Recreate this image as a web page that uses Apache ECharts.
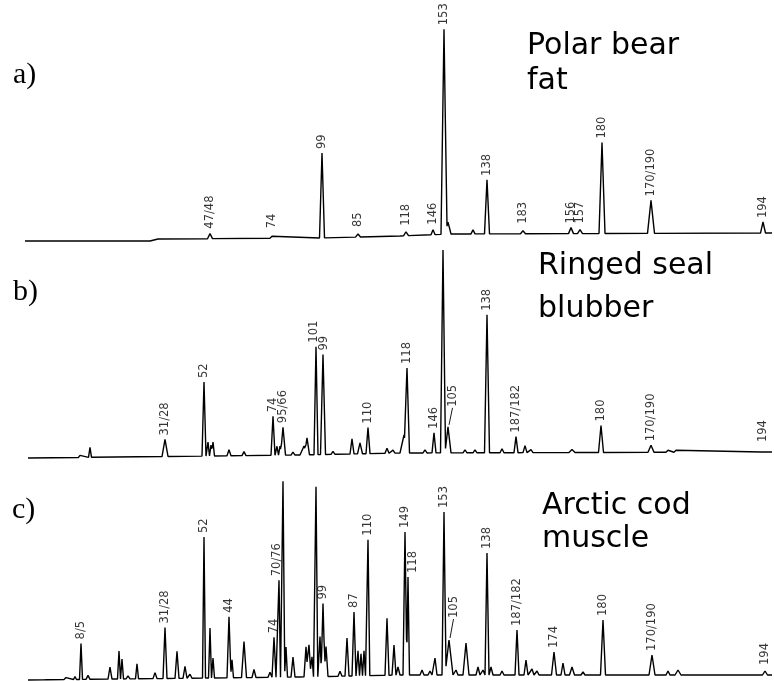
<!DOCTYPE html>
<html><head><meta charset="utf-8">
<script src="https://cdn.jsdelivr.net/npm/echarts@6/dist/echarts.min.js"></script>
<style>html,body{margin:0;padding:0;background:#fff}#c{width:774px;height:681px}</style>
</head><body><div id="c"></div>
<script>
// ---------- Panel a) Polar bear fat ----------
const aPeakPos    = [210, 272, 322, 358, 406, 433, 444, 448, 473, 487, 523, 571, 580, 602, 651, 763];
const aPeakHeight = [5,   2,   85,  3,   4,   5,   205, 12,  4,   54,  3,   6,   4,   91,  33,  11];
const aPeakWidth  = [2.5, 2,   2.5, 2.5, 2.5, 2,   3,   3,   2,   2.5, 2.5, 2.5, 2.5, 3,   3.5, 2.5];
const aBaseX = [25, 150, 158, 320, 400, 450, 772];
const aBaseY = [-4, -4,  -2,  -1,  1,   3,   4];
const aLabelText = ['47/48','74','99','85','118','146','153','138','183','156','157','180','170/190','194'];
const aLabelPos  = [210, 272, 322, 358, 406, 433, 444, 487, 523, 571, 580, 602, 651, 763];

// ---------- Panel b) Ringed seal blubber ----------
const bPeakPos    = [80, 90, 165, 204, 208, 211, 213, 229, 244, 273, 277, 280, 283, 293, 304, 307, 316, 323, 333, 352, 360, 368, 387, 393, 404, 407, 425, 434, 443, 448, 465, 475, 487, 502, 516, 525, 531, 572, 601, 651, 668, 676, 763];
const bPeakHeight = [2,  10, 17,  74,  14,  11,  14,  6,   4,   39,  9,   9,   28,  3,   9,   17,  108, 100, 3,   15,  11,  26,  5,   3,   18,  85,  3,   20,  203, 26,  3,   3,   138, 4,   16,  7,   3,   3,   27,  7,   2,   2,   1];
const bPeakWidth  = [1.5,1.5,3,   2,   1.5, 1.5, 1.5, 2,   2,   2,   1.5, 1.5, 2.5, 2,   2,   2.5, 2,   2.5, 2,   2,   2.5, 2,   2,   2,   3,   2.5, 2,   2,   2.5, 3,   2,   2,   2.5, 2,   2,   2,   2,   3,   2.5, 3,   2,   2,   2];
const bBaseX = [28, 300, 400, 772];
const bBaseY = [-3, 0,   2,   3];
const bLabelText = ['31/28','52','74','95/66','101','99','110','118','146','105','138','187/182','180','170/190','194'];
const bLabelPos  = [165, 204, 273, 283, 316, 323, 368, 407, 434, 448, 487, 516, 601, 651, 763];

// ---------- Panel c) Arctic cod muscle ----------
const cPeakPos    = [45, 66, 75, 81, 88, 110, 119, 122, 128, 137, 155, 165, 177, 185, 190, 204, 210, 213, 229, 232, 244, 254, 270, 274, 279, 283, 286, 293, 306, 309, 312, 316, 320, 323, 326, 340, 347, 354, 358, 361, 364, 368, 387, 394, 398, 405, 408, 422, 430, 435, 444, 449, 456, 466, 478, 483, 487, 491, 502, 517, 526, 532, 537, 554, 563, 572, 583, 592, 603, 622, 652, 668, 678, 765];
const cPeakHeight = [1,  2,  3,  36, 4,  12,  28,  20,  3,   15,  6,   51,  27,  12,  4,   141, 50,  20,  61,  18,  36,  8,   5,   40,  97,  196, 30,  20,  30,  32,  20,  190, 40,  73,  30,  5,   38,  64,  25,  22,  25,  136, 57,  30,  8,   143, 98,  5,   4,   17,  163, 35,  5,   32,  8,   5,   122, 8,   4,   45,  15,  6,   4,   23,  12,  8,   3,   2,   55,  2,   20,  4,   5,   4];
const cPeakWidth  = [2,  2,  1.5,1.5,2,  2,   1.5, 1.5, 2,   1.5, 2,   2,   2,   2,   2,   1.5, 1.5, 1.5, 2,   1.5, 2.5, 2,   2,   2,   1.5, 1.8, 1.5, 2,   2,   2,   1.5, 1.8, 1.5, 2,   2,   2,   2,   2,   1.5, 1.5, 1.5, 1.8, 2,   2,   2,   2,   1.5, 2,   2,   2,   2,   4,   2,   3,   2,   2,   2,   2,   2,   2,   2,   2,   2,   2.5, 2,   2.5, 2,   2,   2.5, 2,   3,   2,   3,   2.5];
const cBaseX = [28, 300, 400, 772];
const cBaseY = [-2, 1,   3,   3];
const cLabelText = ['8/5','31/28','52','44','74','70/76','99','87','110','149','118','153','105','138','187/182','174','180','170/190','194'];
const cLabelPos  = [81, 165, 204, 229, 274, 279, 323, 354, 368, 405, 408, 444, 449, 487, 517, 554, 603, 652, 765];

// label nudges (layout only): [dx, dy]
const labelNudge = {'b:105':[5,16], 'c:105':[5,18], 'c:118':[5,0], 'c:70/76':[-2,0], 'b:101':[-1.5,0], 'b:99':[1.5,0]};

const panels = [
  {id:'a', pos:aPeakPos, h:aPeakHeight, w:aPeakWidth, bx:aBaseX, by:aBaseY, lt:aLabelText, lp:aLabelPos, top:7,   height:240, min:-10, max:230},
  {id:'b', pos:bPeakPos, h:bPeakHeight, w:bPeakWidth, bx:bBaseX, by:bBaseY, lt:bLabelText, lp:bLabelPos, top:240, height:225, min:-10, max:215},
  {id:'c', pos:cPeakPos, h:cPeakHeight, w:cPeakWidth, bx:cBaseX, by:cBaseY, lt:cLabelText, lp:cLabelPos, top:473, height:208, min:-3,  max:205}
];

function baseAt(P, x){
  const bx=P.bx, by=P.by;
  if (x<=bx[0]) return by[0];
  for (let i=1;i<bx.length;i++){
    if (x<=bx[i]) return by[i-1]+(by[i]-by[i-1])*(x-bx[i-1])/(bx[i]-bx[i-1]);
  }
  return by[by.length-1];
}
function signal(P, x){
  let v = baseAt(P,x);
  for (let i=0;i<P.pos.length;i++){
    const d=Math.abs(x-P.pos[i]);
    if (d<P.w[i]) v += P.h[i]*(1-d/P.w[i]);
  }
  return v;
}
function trace(P){
  const start=P.bx[0], end=P.bx[P.bx.length-1];
  const s=new Set(P.bx.map(v=>+v.toFixed(3)));
  P.pos.forEach((p,i)=>{[p-P.w[i],p,p+P.w[i]].forEach(v=>s.add(+v.toFixed(3)));});
  return [...s].filter(x=>x>=start&&x<=end).sort((a,b)=>a-b).map(x=>[x, signal(P,x)]);
}

const grids=[], xAxes=[], yAxes=[], series=[];
panels.forEach((P,k)=>{
  grids.push({left:0, right:0, top:P.top, height:P.height});
  xAxes.push({type:'value', gridIndex:k, min:0, max:774, show:false});
  yAxes.push({type:'value', gridIndex:k, min:P.min, max:P.max, show:false});
  series.push({type:'line', xAxisIndex:k, yAxisIndex:k, data:trace(P), showSymbol:false, symbol:'none',
    lineStyle:{color:'#000', width:1.4}, silent:true, animation:false});
  const labs=[];
  P.lt.forEach((t,i)=>{
    const x=P.lp[i];
    const nd=labelNudge[P.id+':'+t]||[0,0];
    const sig=signal(P,x), base=baseAt(P,x);
    let y=Math.max(sig+4, base+10)+nd[1];
    labs.push({name:t, value:[x+nd[0], y]});
    if (nd[1]>0){
      series.push({type:'line', xAxisIndex:k, yAxisIndex:k, data:[[x+nd[0]-0.5,y-1],[x+1,sig+2]],
        showSymbol:false, symbol:'none', lineStyle:{color:'#000', width:0.9}, silent:true, animation:false});
    }
  });
  series.push({type:'scatter', xAxisIndex:k, yAxisIndex:k, data:labs, symbolSize:1,
    itemStyle:{color:'rgba(0,0,0,0)'}, animation:false, silent:true,
    label:{show:true, formatter:'{b}', position:'inside', rotate:90, align:'left', verticalAlign:'middle',
      fontFamily:'DejaVu Sans', fontSize:11.5, color:'#000'}});
});

const titleFont='30px "DejaVu Sans"';
const serifFont='30px "Liberation Serif"';
function txt(x,y,t,font){return {type:'text', x:x, y:y, style:{text:t, font:font, fill:'#000', align:'left', verticalAlign:'middle'}};}

const chart=echarts.init(document.getElementById('c'), null, {renderer:'canvas'});
chart.setOption({
  backgroundColor:'#fff',
  animation:false,
  grid:grids, xAxis:xAxes, yAxis:yAxes, series:series,
  graphic:[
    txt(13, 75, 'a)', serifFont),
    txt(13, 292, 'b)', serifFont),
    txt(12, 510, 'c)', serifFont),
    txt(527, 46.6, 'Polar bear', titleFont),
    txt(527, 81.6, 'fat', titleFont),
    txt(538, 266.6, 'Ringed seal', titleFont),
    txt(538, 309.6, 'blubber', titleFont),
    txt(542, 506.6, 'Arctic cod', titleFont),
    txt(542, 539.6, 'muscle', titleFont)
  ]
});
</script></body></html>
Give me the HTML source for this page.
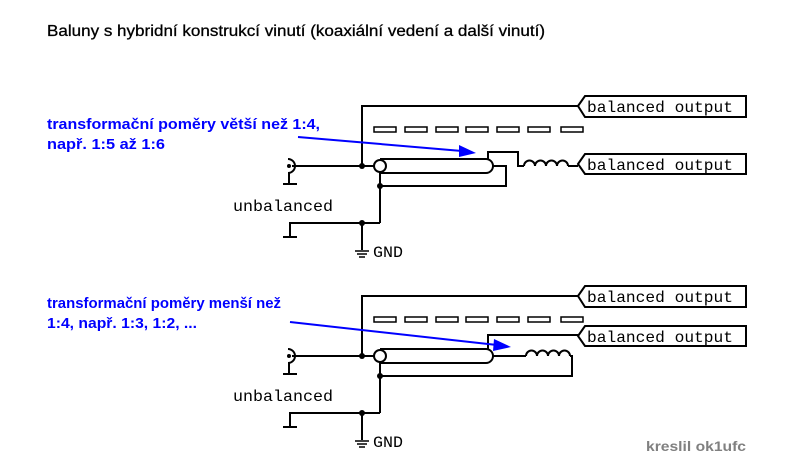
<!DOCTYPE html>
<html><head><meta charset="utf-8"><style>
html,body{margin:0;padding:0;background:#fff;}
svg{display:block;}
.m{font-family:"Liberation Mono",monospace;font-size:16px;fill:#000;}
.b{font-family:"Liberation Sans",sans-serif;font-weight:bold;font-size:15px;fill:#0000ff;}
</style></head><body>
<svg width="800" height="466" viewBox="0 0 800 466" xmlns="http://www.w3.org/2000/svg">
<defs>
<g id="common" fill="none" stroke="#000" stroke-width="2">
  <polyline points="362,166 362,106 578,106"/>
  <line x1="292" y1="166" x2="374" y2="166"/>
  <path d="M288,159 A7,7 0 0 1 288,173" />
  <circle cx="289" cy="166" r="1" fill="#000"/>
  <line x1="289" y1="173" x2="289" y2="184"/>
  <line x1="283" y1="184" x2="297" y2="184"/>
  <circle cx="380" cy="166" r="6"/>
  <line x1="380" y1="172" x2="380" y2="223"/>
  <line x1="362" y1="223" x2="380" y2="223"/>
  <polyline points="290,237 290,223 362,223"/>
  <line x1="283" y1="237" x2="297" y2="237"/>
  <line x1="362" y1="223" x2="362" y2="250"/>
  <line x1="355" y1="251" x2="369" y2="251" stroke-width="1.5"/>
  <line x1="357" y1="254" x2="367" y2="254" stroke-width="1.5"/>
  <line x1="359" y1="257" x2="365" y2="257" stroke-width="1.5"/>
  <polygon points="578,106 585,96 746,96 746,117 585,117"/>
  <g stroke-width="1.5">
  <rect x="374" y="127" width="22" height="5"/>
  <rect x="405" y="127" width="22" height="5"/>
  <rect x="436" y="127" width="22" height="5"/>
  <rect x="466" y="127" width="22" height="5"/>
  <rect x="497" y="127" width="22" height="5"/>
  <rect x="528" y="127" width="22" height="5"/>
  <rect x="561" y="127" width="22" height="5"/>
  </g>
</g>
</defs>

<text x="47" y="36" font-family="Liberation Sans, sans-serif" font-size="16" fill="#000" stroke="#000" stroke-width="0.3" textLength="498" lengthAdjust="spacingAndGlyphs">Baluny s hybridní konstrukcí vinutí (koaxiální vedení a další vinutí)</text>

<use href="#common"/>
<g fill="none" stroke="#000" stroke-width="2">
  <path d="M380,159 L486,159 A7,7 0 0 1 486,173 L380,173"/>
  <polyline points="488,159 488,152 518,152 518,166 524,166"/>
  <path d="M524,166 a5.5,5.5 0 0 1 11,0 a5.5,5.5 0 0 1 11,0 a5.5,5.5 0 0 1 11,0 a5.5,5.5 0 0 1 11,0"/>
  <line x1="568" y1="166" x2="578" y2="166"/>
  <polygon points="578,164 585,154 746,154 746,174 585,174"/>
  <polyline points="493,166 506,166 506,186 380,186"/>
</g>
<g fill="#000"><circle cx="362" cy="166" r="3"/><circle cx="380" cy="186" r="3"/><circle cx="362" cy="223" r="3"/></g>
<line x1="298" y1="137" x2="462" y2="151" stroke="#0000ff" stroke-width="2"/>
<polygon points="476,153 459,145 459,157" fill="#0000ff"/>
<text class="b" x="47" y="129" textLength="273" lengthAdjust="spacingAndGlyphs">transformační poměry větší než 1:4,</text>
<text class="b" x="47" y="149" textLength="118" lengthAdjust="spacingAndGlyphs">např. 1:5 až 1:6</text>
<text class="m" x="587" y="112" textLength="146" lengthAdjust="spacingAndGlyphs">balanced output</text>
<text class="m" x="587" y="170" textLength="146" lengthAdjust="spacingAndGlyphs">balanced output</text>
<text class="m" x="233" y="211" textLength="100" lengthAdjust="spacingAndGlyphs">unbalanced</text>
<text class="m" x="373" y="257" textLength="30" lengthAdjust="spacingAndGlyphs">GND</text>

<g transform="translate(0,190)">
<use href="#common"/>
<g fill="none" stroke="#000" stroke-width="2">
  <path d="M380,159 L486,159 A7,7 0 0 1 486,173 L380,173"/>
  <polyline points="488,159 488,145 578,145"/>
  <polygon points="578,146 585,136 746,136 746,156 585,156"/>
  <line x1="493" y1="166" x2="526" y2="166"/>
  <path d="M526,166 a5.5,5.5 0 0 1 11,0 a5.5,5.5 0 0 1 11,0 a5.5,5.5 0 0 1 11,0 a5.5,5.5 0 0 1 11,0"/>
  <polyline points="570,166 572,166 572,186 380,186"/>
</g>
<g fill="#000"><circle cx="362" cy="166" r="3"/><circle cx="380" cy="186" r="3"/><circle cx="362" cy="223" r="3"/></g>
<text class="m" x="587" y="112" textLength="146" lengthAdjust="spacingAndGlyphs">balanced output</text>
<text class="m" x="587" y="152" textLength="146" lengthAdjust="spacingAndGlyphs">balanced output</text>
<text class="m" x="233" y="211" textLength="100" lengthAdjust="spacingAndGlyphs">unbalanced</text>
<text class="m" x="373" y="257" textLength="30" lengthAdjust="spacingAndGlyphs">GND</text>
</g>
<line x1="290" y1="322" x2="497" y2="345" stroke="#0000ff" stroke-width="2"/>
<polygon points="511,347 494,339 493,351" fill="#0000ff"/>
<text class="b" x="47" y="308" textLength="234" lengthAdjust="spacingAndGlyphs">transformační poměry menší než</text>
<text class="b" x="47" y="328" textLength="150" lengthAdjust="spacingAndGlyphs">1:4, např. 1:3, 1:2, ...</text>

<text x="646" y="451" font-family="Liberation Sans, sans-serif" font-weight="bold" font-size="14" fill="#808080" textLength="100" lengthAdjust="spacingAndGlyphs">kreslil ok1ufc</text>
</svg>
</body></html>
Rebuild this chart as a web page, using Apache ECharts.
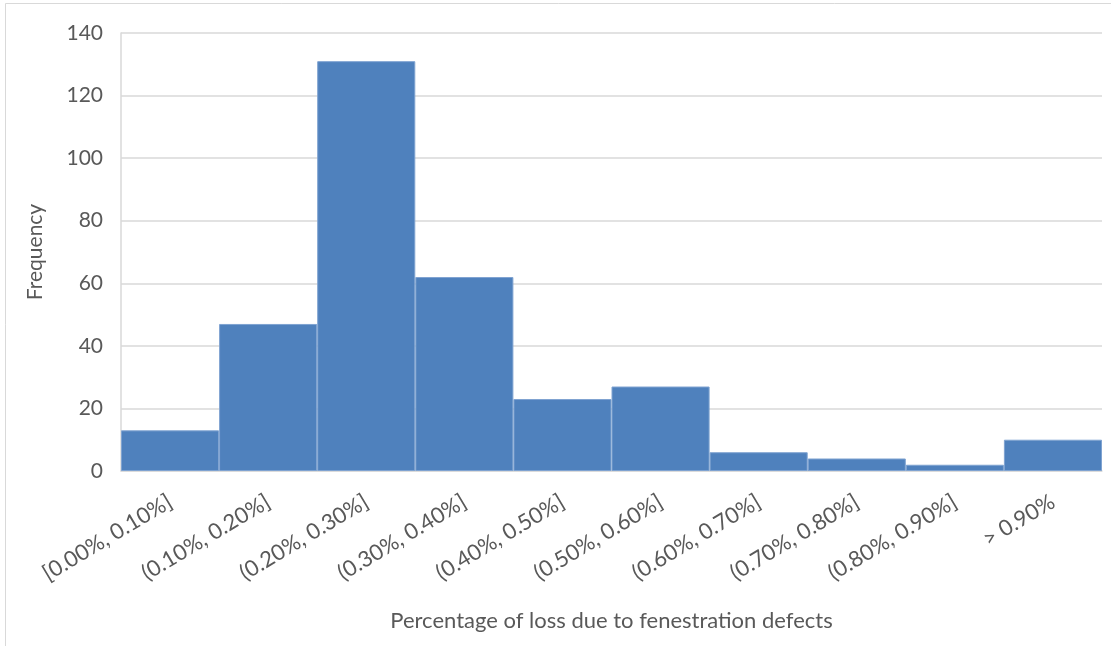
********************
| What the task requires |
Give the number of lines in the records that contain the string "page", and nothing besides.

| Expected output |
3